Civil No. 3340.
Filed June 1, 1934.
1. STATES. — Action against public officers who consent to or connive at auditing of illegal claims against state rests solely on statute, and no rights are conferred that cannot reasonably be found in statute (Laws 1921, chap. 22, §§ 1, 2).
2. STATUTES. — All statutes are to be construed together.
3. STATES. — When public officer becomes liable for consenting to or conniving at auditing of illegal claims against state, officer's bondsmen automatically become liable and are proper parties to action against officer, since phrase "defendant or defendants," within statute providing that taxpayer suing officer should file bond payable to defendant or defendants, includes bondsmen (Civ. Code 1913, pars. 197-199; Laws 1921, chap. 22, §§ 1, 2).
4. STATES. — Taxpayer who sued state officer and his surety for officer's illegal auditing of claim against state could not object to surety's petition to assess damages upon bond which taxpayer filed on ground that other obligees of bond were not represented, where surety sought to enforce penalty of bond in original action, where judgment was rendered against taxpayer, and other obligees were already parties in such action (Civ. Code 1913, pars. 197-199; Laws 1921, chap. 22, §§ 1, 2).
5. ACTION. — Generally, where statutory right is given with statutory remedy provided to enforce that right, parties to whom right is given are limited to remedy provided by statute.
6. ACTION. — Where right is statutory in its nature, but no specific method of enforcing it is provided, parties may resort to such remedies as are provided by general principles of law.
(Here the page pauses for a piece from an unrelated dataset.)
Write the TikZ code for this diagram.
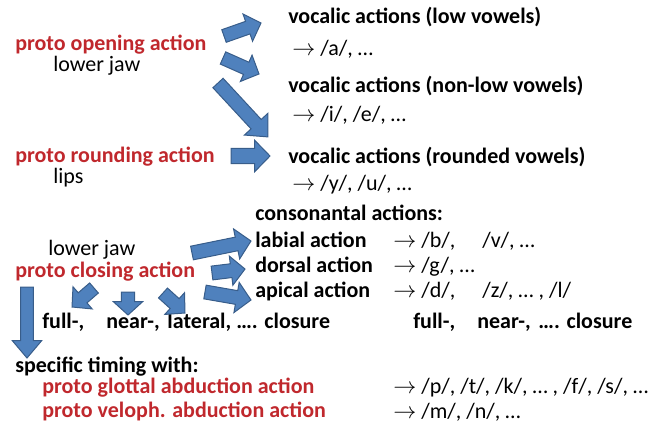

7. STATES. — In taxpayer's action against state officer for illegal auditing of claim against state, wherein taxpayer filed bond as required by statute, trial court had jurisdiction in its discretion to assess damages of officer's surety and to render judgment on bond for such damages or to relegate surety to separate action on bond (Civ. Code 1913, pars. 197-199; Laws 1921, chap. 22, §§ 1, 2; Rev. Code 1928, §§ 3746, 3834).
8. STATES. — In taxpayer's action against state officer and his surety for officer's illegal auditing of claim against state where court rendered judgment for surety for damages sustained by action, amount of damages to be determined by "appropriate action or proceeding," surety held not entitled to maintain supplemental proceeding in original action to ascertain amount of damages, but was required to institute independent and separate proceeding (Civ. Code 1913, pars. 197-199; Laws 1921, chap. 22, §§ 1, 2; Rev. Code 1928, §§ 3746, 3834).
See 21 Cal. Jur. 931; 22 R.C.L. 507 (7 Perm Supp., p. 5223).
APPEAL from a judgment of the Superior Court of the County of Maricopa. Joseph S. Jenckes, Judge. Judgment affirmed.
Mr. Henderson Stockton and Mr. Emmett M. Barry, for Appellant.
Messrs. Kibbey, Bennett, Gust, Smith Rosenfeld and Mr. Ivan Robinette, for Appellee.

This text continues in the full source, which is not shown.